### PROMPT
State only how many lines contain the string "code".

### MATERIAL SHOWN

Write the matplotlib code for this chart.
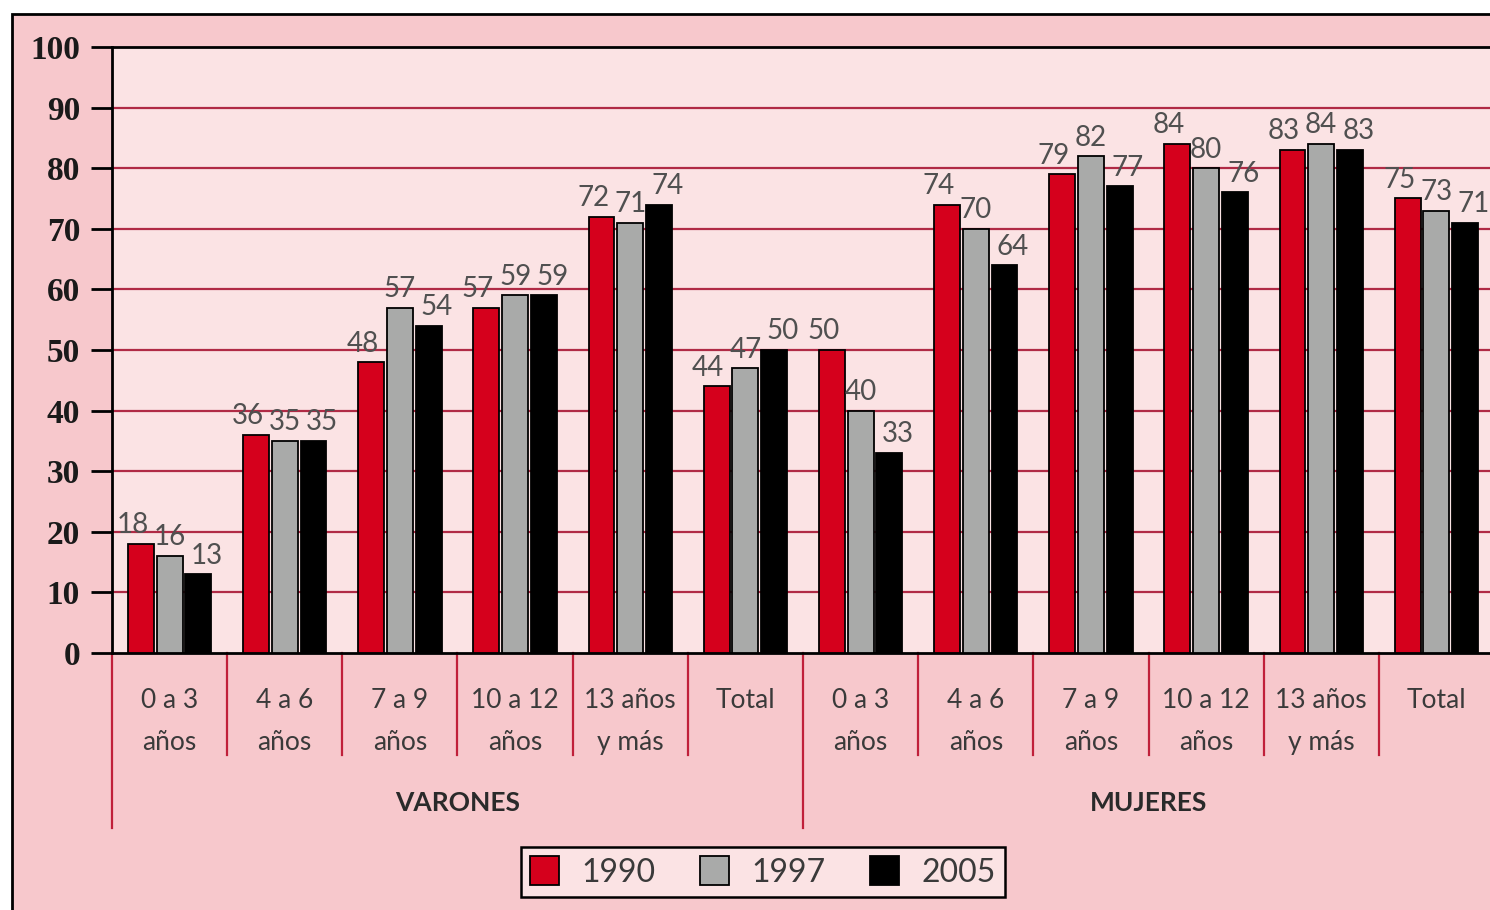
import matplotlib.pyplot as plt
import matplotlib.transforms as mtrans
from matplotlib.patches import Rectangle, Patch
import numpy as np

# --- data
line1 = ["0 a 3", "4 a 6", "7 a 9", "10 a 12", "13 años", "Total",
         "0 a 3", "4 a 6", "7 a 9", "10 a 12", "13 años", "Total"]
line2 = ["años", "años", "años", "años", "y más", "",
         "años", "años", "años", "años", "y más", ""]
groups = ["VARONES", "MUJERES"]
years = ["1990", "1997", "2005"]
v1990 = [18, 36, 48, 57, 72, 44, 50, 74, 79, 84, 83, 75]
v1997 = [16, 35, 57, 59, 71, 47, 40, 70, 82, 80, 84, 73]
v2005 = [13, 35, 54, 59, 74, 50, 33, 64, 77, 76, 83, 71]
yticks = [0, 10, 20, 30, 40, 50, 60, 70, 80, 90, 100]

colors = ["#d5001c", "#a9aaa9", "#000000"]
series = [v1990, v1997, v2005]

W, H = 1490, 910
fig = plt.figure(figsize=(W / 100, H / 100), dpi=100, facecolor="white")

# outer pink frame (runs off the right and bottom of the picture)
fig.patches.append(Rectangle((12 / W, -0.05), 1.1, 1 - 14 / H + 0.05,
                             transform=fig.transFigure, facecolor="#f7c8cc",
                             edgecolor="black", linewidth=2, zorder=-5))

ax = fig.add_axes([112 / W, (H - 653) / H, (1494 - 112) / W, (653 - 47) / H])
ax.set_zorder(2)
ax.set_facecolor("#fbe3e4")

x = np.arange(len(line1))
width = 0.225
offsets = [-0.25, 0, 0.25]
lab_shift = [-6, 0, 6]
for vals, c, off, ls, yr in zip(series, colors, offsets, lab_shift, years):
    ax.bar(x + off, vals, width, color=c, edgecolor="black", linewidth=1.3,
           zorder=3, label=yr)
    for xi, v in zip(x, vals):
        ax.annotate(str(v), (xi + off, v), xytext=(ls, 4),
                    textcoords="offset points", ha="center", va="bottom",
                    fontsize=20, color="#505050", family="Lato", zorder=4)

ax.set_xlim(-0.5, len(line1) - 0.5)
ax.set_ylim(0, 100)
ax.set_yticks(yticks)
ax.set_yticklabels([str(t) for t in yticks], family="Liberation Serif",
                   fontweight="bold", fontsize=24, color="#1a1a1a")
ax.tick_params(axis="y", direction="out", length=15, width=2, pad=8)
ax.set_xticks([])
for t in yticks[1:-1]:
    ax.axhline(t, color="#b02a45", linewidth=1.6, zorder=1)
for s in ["left", "top", "bottom"]:
    ax.spines[s].set_linewidth(2)
ax.spines["right"].set_visible(False)

# category separators and labels below the axis
trans = mtrans.blended_transform_factory(ax.transData, ax.transAxes)
for b in np.arange(-0.5, len(line1), 1.0):
    low = -0.289 if b in (-0.5, 5.5) else -0.168
    ax.plot([b, b], [0, low], transform=trans, color="#c0203a",
            linewidth=1.6, clip_on=False)
for xi, a, b in zip(x, line1, line2):
    ax.text(xi, -0.079, a, transform=trans, ha="center", va="center",
            fontsize=19, color="#3a3a3a", family="Lato")
    if b:
        ax.text(xi, -0.148, b, transform=trans, ha="center", va="center",
                fontsize=19, color="#3a3a3a", family="Lato")
for gx, g in zip([2.5, 8.5], groups):
    ax.text(gx, -0.2475, g, transform=trans, ha="center", va="center",
            fontsize=19, fontweight="bold", color="#2a2a2a", family="Lato")

handles = [Patch(facecolor=c, edgecolor="black", linewidth=1.3) for c in colors]
leg = fig.legend(handles, years, loc="center", bbox_to_anchor=(763 / W, (H - 872) / H),
                 ncol=3, frameon=True, fancybox=False,
                 prop={"family": "Lato", "size": 23}, handlelength=0.9,
                 handleheight=1.0, handletextpad=0.7, columnspacing=1.4,
                 borderpad=0.3)
leg.get_frame().set_facecolor("#fbe3e4")
leg.get_frame().set_edgecolor("black")
leg.get_frame().set_linewidth(1.8)
leg.get_frame().set_alpha(1)
for t in leg.get_texts():
    t.set_color("#3a3a3a")

fig.savefig("out.png", dpi=100, facecolor="white")
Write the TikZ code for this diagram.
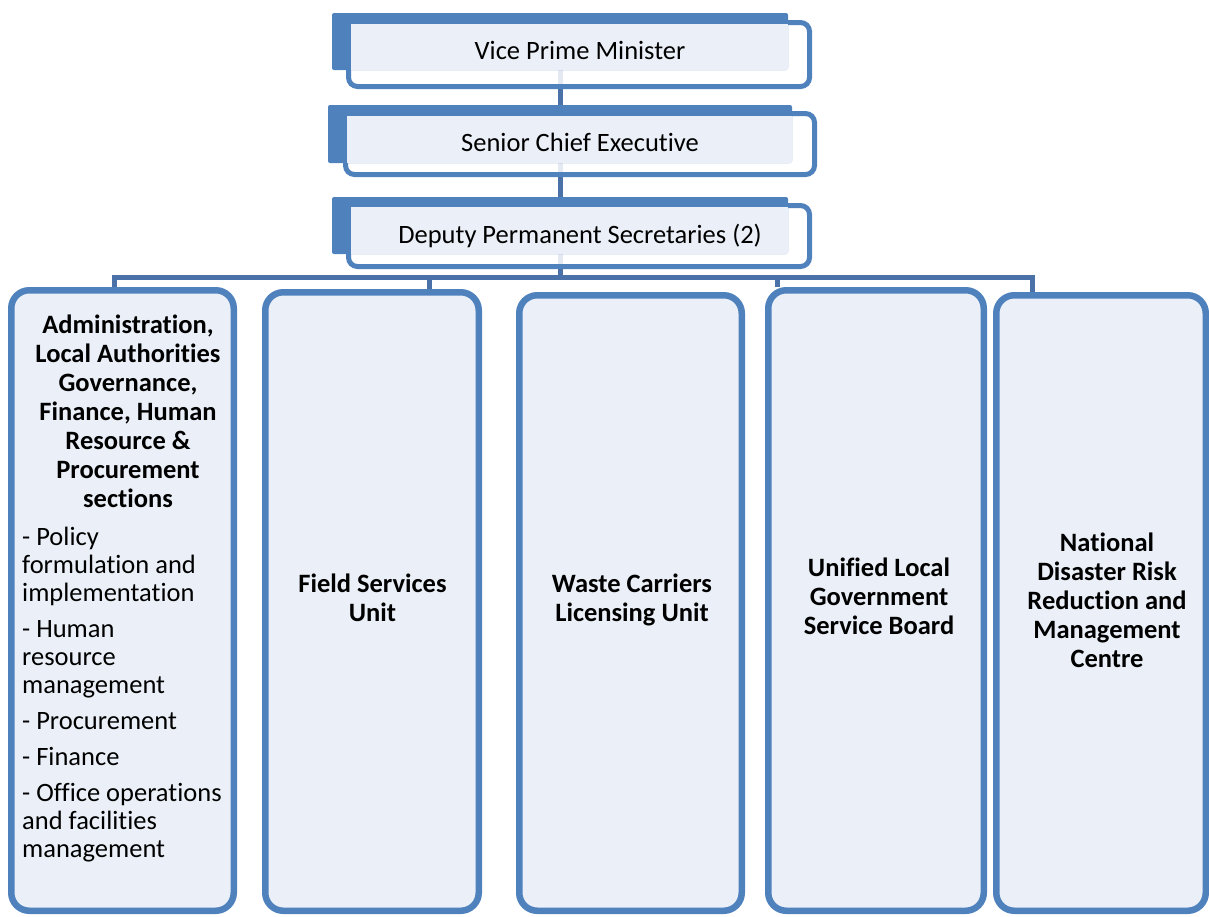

### OUTPUT FOR THIS EXERCISE
2